**Description of the task**
Copy exactly the lines that run from the top of the listing to the line containing "0.094, 0.053, 0];", both ends included, and omit the pictures.
== == ==
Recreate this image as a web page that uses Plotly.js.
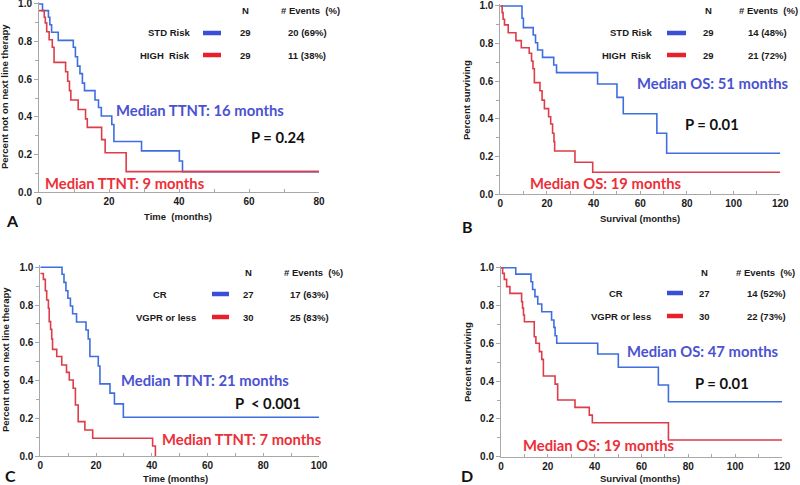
<!DOCTYPE html>
<html>
<head>
<meta charset="utf-8">
<script src="https://cdn.plot.ly/plotly-3.0.1.min.js"></script>
<style>
  html, body { margin: 0; padding: 0; background: #fff; }
  #chart { width: 800px; height: 485px; }
</style>
</head>
<body>
<div id="chart"></div>
<script>
// Panel A: time to next line therapy by risk group
const aStdT  = [0, 1, 2.7, 3.1, 3.6, 5.5, 9.8, 10.4, 11, 11.7, 12.4, 13, 16, 17, 17.8, 20.8, 21.4, 29.3, 40.1, 41, 80];
const aStdS  = [1, 0.965, 0.93, 0.89, 0.85, 0.807, 0.77, 0.72, 0.67, 0.63, 0.58, 0.54, 0.49, 0.45, 0.405, 0.36, 0.27, 0.22, 0.166, 0.11, 0.11];
const aHighT = [0, 1.5, 1.8, 2.2, 2.9, 3.8, 4.3, 7.6, 8.2, 8.7, 9.1, 11.2, 13.3, 13.8, 17.9, 18.9, 24.9, 80];
const aHighS = [0.965, 0.93, 0.9, 0.853, 0.81, 0.77, 0.69, 0.64, 0.59, 0.54, 0.49, 0.44, 0.39, 0.345, 0.28, 0.21, 0.11, 0.11];

// Panel B: overall survival by risk group
const bStdT  = [0, 9.3, 9.9, 14.1, 15.1, 16, 18.1, 22.9, 24.1, 41.7, 50, 52.7, 67.1, 71.3, 120];
const bStdS  = [1, 0.935, 0.885, 0.846, 0.805, 0.766, 0.727, 0.687, 0.646, 0.586, 0.515, 0.428, 0.324, 0.218, 0.218];
const bHighT = [0, 0.8, 1.2, 1.8, 3.4, 6.7, 9, 12.4, 13.4, 14, 14.6, 17, 17.9, 18.9, 20.7, 21.6, 22.4, 23, 23.3, 32, 39.6, 120];
const bHighS = [1, 0.965, 0.93, 0.9, 0.858, 0.816, 0.778, 0.749, 0.708, 0.667, 0.593, 0.55, 0.5, 0.455, 0.412, 0.373, 0.324, 0.28, 0.23, 0.17, 0.117, 0.117];

// Panel C: time to next line therapy by response
const cCrT   = [0, 7.8, 8.5, 9.2, 9.9, 10.8, 11.6, 13, 16.4, 17.2, 17.8, 20.8, 21.4, 25, 26.6, 29.8, 100];
const cCrS   = [1, 0.963, 0.92, 0.876, 0.836, 0.795, 0.754, 0.71, 0.668, 0.62, 0.527, 0.477, 0.382, 0.333, 0.276, 0.205, 0.205];
const cVgT   = [0, 1.1, 1.8, 2.3, 2.9, 3.2, 3.7, 4.1, 4.4, 5.9, 7.7, 9.4, 10.4, 11.8, 12.6, 13.6, 16, 18.8, 40.3, 41.3];
const cVgS   = [0.967, 0.936, 0.876, 0.827, 0.783, 0.712, 0.671, 0.62, 0.565, 0.527, 0.482, 0.443, 0.403, 0.359, 0.27, 0.182, 0.138, 0.094, 0.053, 0];

// Panel D: overall survival by response
const dCrT   = [0, 6.3, 12.8, 13.5, 14.5, 15.7, 17.4, 21.6, 22.6, 23.1, 23.8, 41.3, 50.1, 67.2, 71.5, 120];
const dCrS   = [1, 0.966, 0.926, 0.885, 0.847, 0.808, 0.767, 0.723, 0.684, 0.64, 0.6, 0.543, 0.473, 0.379, 0.291, 0.291];
const dVgT   = [0, 0.7, 1.4, 2.4, 3.8, 8.8, 9.2, 9.6, 10, 14.2, 14.9, 16.4, 17.4, 18.1, 23.1, 24.2, 31.6, 37.7, 39, 71.5, 120];
const dVgS   = [1, 0.97, 0.938, 0.9, 0.864, 0.82, 0.786, 0.75, 0.714, 0.635, 0.6, 0.556, 0.515, 0.427, 0.384, 0.3, 0.261, 0.22, 0.18, 0.088, 0.088];

// legend tables
const aGroups = ['STD Risk', 'HIGH  Risk'];
const aN      = ['29', '29'];
const aEvents = ['20 (69%)', '11 (38%)'];
const bGroups = ['STD Risk', 'HIGH  Risk'];
const bN      = ['29', '29'];
const bEvents = ['14 (48%)', '21 (72%)'];
const cGroups = ['CR', 'VGPR or less'];
const cN      = ['27', '30'];
const cEvents = ['17 (63%)', '25 (83%)'];
const dGroups = ['CR', 'VGPR or less'];
const dN      = ['27', '30'];
const dEvents = ['14 (52%)', '22 (73%)'];

const W = 800, H = 485;
const BLUE = '#3e6ee0', RED = '#dc3d48';
const TXT_BLUE = '#4a52d2', TXT_RED = '#ec2f38';
const YTOP = 1.01;

// pixel geometry of each plot area (l/r = x of 0 and max, t = y of 1.0, b = y of 0)
const panels = [
  {id: '',  l: 39,    r: 319,   t: 4,     b: 192.3, xmax: 80},
  {id: '2', l: 500.3, r: 780.3, t: 6,     b: 194.3, xmax: 120},
  {id: '3', l: 40.3,  r: 319,   t: 267.3, b: 456,   xmax: 100},
  {id: '4', l: 501,   r: 782,   t: 267.7, b: 456.7, xmax: 120}
];

function px(x) { return x / W; }
function py(y) { return 1 - y / H; }

function kmTrace(t, s, color, n) {
  return {
    x: t, y: s, type: 'scatter', mode: 'lines',
    line: {color: color, width: 1.6, shape: 'hv'},
    xaxis: 'x' + n, yaxis: 'y' + n, showlegend: false, hoverinfo: 'skip'
  };
}

const data = [
  kmTrace(aStdT, aStdS, BLUE, ''), kmTrace(aHighT, aHighS, RED, ''),
  kmTrace(bStdT, bStdS, BLUE, '2'), kmTrace(bHighT, bHighS, RED, '2'),
  kmTrace(cCrT, cCrS, BLUE, '3'), kmTrace(cVgT, cVgS, RED, '3'),
  kmTrace(dCrT, dCrS, BLUE, '4'), kmTrace(dVgT, dVgS, RED, '4')
];

const tickFont = {family: 'Liberation Sans, Arial, sans-serif', size: 10, color: '#1a1a1a', weight: 'bold'};
const layout = {
  width: W, height: H,
  margin: {l: 0, r: 0, t: 0, b: 0},
  paper_bgcolor: '#fff', plot_bgcolor: '#fff',
  showlegend: false,
  annotations: [], shapes: []
};

panels.forEach(p => {
  const ext = (p.b - p.t) * (YTOP - 1);
  layout['xaxis' + p.id] = {
    domain: [px(p.l), px(p.r)], range: [0, p.xmax],
    anchor: 'y' + p.id, dtick: 20, tick0: 0,
    showgrid: false, zeroline: false,
    showline: true, linecolor: '#a8a8a8', linewidth: 1,
    ticks: 'inside', ticklen: 3, tickcolor: '#a8a8a8',
    minor: {dtick: 10, ticks: 'inside', ticklen: 3, tickcolor: '#a8a8a8'},
    tickfont: tickFont, ticklabeloverflow: 'allow', fixedrange: true
  };
  layout['yaxis' + p.id] = {
    domain: [py(p.b), py(p.t - ext)], range: [0, YTOP],
    anchor: 'x' + p.id, tickvals: [0, 0.2, 0.4, 0.6, 0.8, 1.0], tickformat: '.1f',
    showgrid: false, zeroline: false,
    showline: true, linecolor: '#a8a8a8', linewidth: 1,
    ticks: 'outside', ticklen: 4, tickcolor: '#a8a8a8',
    minor: {tickvals: [0.1, 0.3, 0.5, 0.7, 0.9], ticks: 'outside', ticklen: 3, tickcolor: '#a8a8a8'},
    tickfont: tickFont, ticklabeloverflow: 'allow', fixedrange: true
  };
});

const smallFont = {family: 'Liberation Sans, Arial, sans-serif', size: 9.5, color: '#1a1a1a', weight: 'bold'};
const bigFont = (c) => ({family: 'Lato, Open Sans, sans-serif', size: 14.8, color: c, weight: 'bold'});

function note(x, y, text, font, opts) {
  layout.annotations.push(Object.assign({
    xref: 'paper', yref: 'paper', x: px(x), y: py(y), text: text,
    showarrow: false, font: font, xanchor: 'center', yanchor: 'middle'
  }, opts || {}));
}

function legendTable(groups, ns, events, pos) {
  note(pos.nx, pos.hy, 'N', smallFont);
  note(pos.ex, pos.hy, '# Events  (%)', smallFont);
  groups.forEach((g, i) => {
    const y = pos.rows[i];
    if (pos.gAlign === 'right') note(pos.gx, y, g, smallFont, {xanchor: 'right'});
    else note(pos.gcx[i], y, g, smallFont);
    layout.shapes.push({
      type: 'line', xref: 'paper', yref: 'paper',
      x0: px(pos.l0), x1: px(pos.l1), y0: py(y), y1: py(y),
      line: {color: i === 0 ? '#3a4ed8' : '#e8202c', width: 4.5}
    });
    note(pos.nx, y, ns[i], smallFont);
    note(pos.ex2 || pos.ex, y, events[i], smallFont);
  });
}

legendTable(aGroups, aN, aEvents, {nx: 245, ex: 310, ex2: 307, hy: 10, rows: [33, 55], gAlign: 'right', gx: 192, l0: 203, l1: 221});
legendTable(bGroups, bN, bEvents, {nx: 708, ex: 768, ex2: 767, hy: 10, rows: [33, 55], gAlign: 'right', gx: 654, l0: 667, l1: 686});
legendTable(cGroups, cN, cEvents, {nx: 248, ex: 313, ex2: 309, hy: 272, rows: [294, 317], gAlign: 'center', gcx: [160, 166], l0: 212, l1: 229});
legendTable(dGroups, dN, dEvents, {nx: 704, ex: 765, ex2: 766, hy: 272, rows: [293, 316], gAlign: 'center', gcx: [616, 621], l0: 667, l1: 683});

// median / p-value labels
note(200, 110, 'Median TTNT: 16 months', bigFont(TXT_BLUE));
note(278, 137, 'P = 0.24', bigFont('#111'));
note(125, 183, 'Median TTNT: 9 months', bigFont(TXT_RED));

note(712, 83, 'Median OS: 51 months', bigFont(TXT_BLUE));
note(712, 124, 'P = 0.01', bigFont('#111'));
note(605, 183, 'Median OS: 19 months', bigFont(TXT_RED));

note(205, 380, 'Median TTNT: 21 months', bigFont(TXT_BLUE));
note(268, 403, 'P  &lt; 0.001', bigFont('#111'));
note(242, 439, 'Median TTNT: 7 months', bigFont(TXT_RED));

note(702, 351, 'Median OS: 47 months', bigFont(TXT_BLUE));
note(722, 383, 'P = 0.01', bigFont('#111'));
note(598, 445, 'Median OS: 19 months', bigFont(TXT_RED));

// axis titles
note(178, 217, 'Time  (months)', smallFont);
note(640, 219, 'Survival (months)', smallFont);
note(175, 478, 'Time (months)', smallFont);
note(640, 478, 'Survival (months)', smallFont);
note(5, 97, 'Percent not on next line therapy', smallFont, {textangle: -90});
note(467, 100, 'Percent surviving', smallFont, {textangle: -90});
note(5, 360, 'Percent not on next line therapy', smallFont, {textangle: -90});
note(467, 362, 'Percent surviving', smallFont, {textangle: -90});

// panel letters
const letterFont = {family: 'Lato, Open Sans, sans-serif', size: 16, color: '#111', weight: 'bold'};
note(12, 221, 'A', letterFont);
note(467, 226, 'B', letterFont);
note(10, 475, 'C', letterFont);
note(467, 475, 'D', letterFont);

Plotly.newPlot('chart', data, layout, {staticPlot: true, displayModeBar: false});
</script>
</body>
</html>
== == ==
**Output**
Recreate this image as a web page that uses Plotly.js.
<!DOCTYPE html>
<html>
<head>
<meta charset="utf-8">
<script src="https://cdn.plot.ly/plotly-3.0.1.min.js"></script>
<style>
  html, body { margin: 0; padding: 0; background: #fff; }
  #chart { width: 800px; height: 485px; }
</style>
</head>
<body>
<div id="chart"></div>
<script>
// Panel A: time to next line therapy by risk group
const aStdT  = [0, 1, 2.7, 3.1, 3.6, 5.5, 9.8, 10.4, 11, 11.7, 12.4, 13, 16, 17, 17.8, 20.8, 21.4, 29.3, 40.1, 41, 80];
const aStdS  = [1, 0.965, 0.93, 0.89, 0.85, 0.807, 0.77, 0.72, 0.67, 0.63, 0.58, 0.54, 0.49, 0.45, 0.405, 0.36, 0.27, 0.22, 0.166, 0.11, 0.11];
const aHighT = [0, 1.5, 1.8, 2.2, 2.9, 3.8, 4.3, 7.6, 8.2, 8.7, 9.1, 11.2, 13.3, 13.8, 17.9, 18.9, 24.9, 80];
const aHighS = [0.965, 0.93, 0.9, 0.853, 0.81, 0.77, 0.69, 0.64, 0.59, 0.54, 0.49, 0.44, 0.39, 0.345, 0.28, 0.21, 0.11, 0.11];

// Panel B: overall survival by risk group
const bStdT  = [0, 9.3, 9.9, 14.1, 15.1, 16, 18.1, 22.9, 24.1, 41.7, 50, 52.7, 67.1, 71.3, 120];
const bStdS  = [1, 0.935, 0.885, 0.846, 0.805, 0.766, 0.727, 0.687, 0.646, 0.586, 0.515, 0.428, 0.324, 0.218, 0.218];
const bHighT = [0, 0.8, 1.2, 1.8, 3.4, 6.7, 9, 12.4, 13.4, 14, 14.6, 17, 17.9, 18.9, 20.7, 21.6, 22.4, 23, 23.3, 32, 39.6, 120];
const bHighS = [1, 0.965, 0.93, 0.9, 0.858, 0.816, 0.778, 0.749, 0.708, 0.667, 0.593, 0.55, 0.5, 0.455, 0.412, 0.373, 0.324, 0.28, 0.23, 0.17, 0.117, 0.117];

// Panel C: time to next line therapy by response
const cCrT   = [0, 7.8, 8.5, 9.2, 9.9, 10.8, 11.6, 13, 16.4, 17.2, 17.8, 20.8, 21.4, 25, 26.6, 29.8, 100];
const cCrS   = [1, 0.963, 0.92, 0.876, 0.836, 0.795, 0.754, 0.71, 0.668, 0.62, 0.527, 0.477, 0.382, 0.333, 0.276, 0.205, 0.205];
const cVgT   = [0, 1.1, 1.8, 2.3, 2.9, 3.2, 3.7, 4.1, 4.4, 5.9, 7.7, 9.4, 10.4, 11.8, 12.6, 13.6, 16, 18.8, 40.3, 41.3];
const cVgS   = [0.967, 0.936, 0.876, 0.827, 0.783, 0.712, 0.671, 0.62, 0.565, 0.527, 0.482, 0.443, 0.403, 0.359, 0.27, 0.182, 0.138, 0.094, 0.053, 0];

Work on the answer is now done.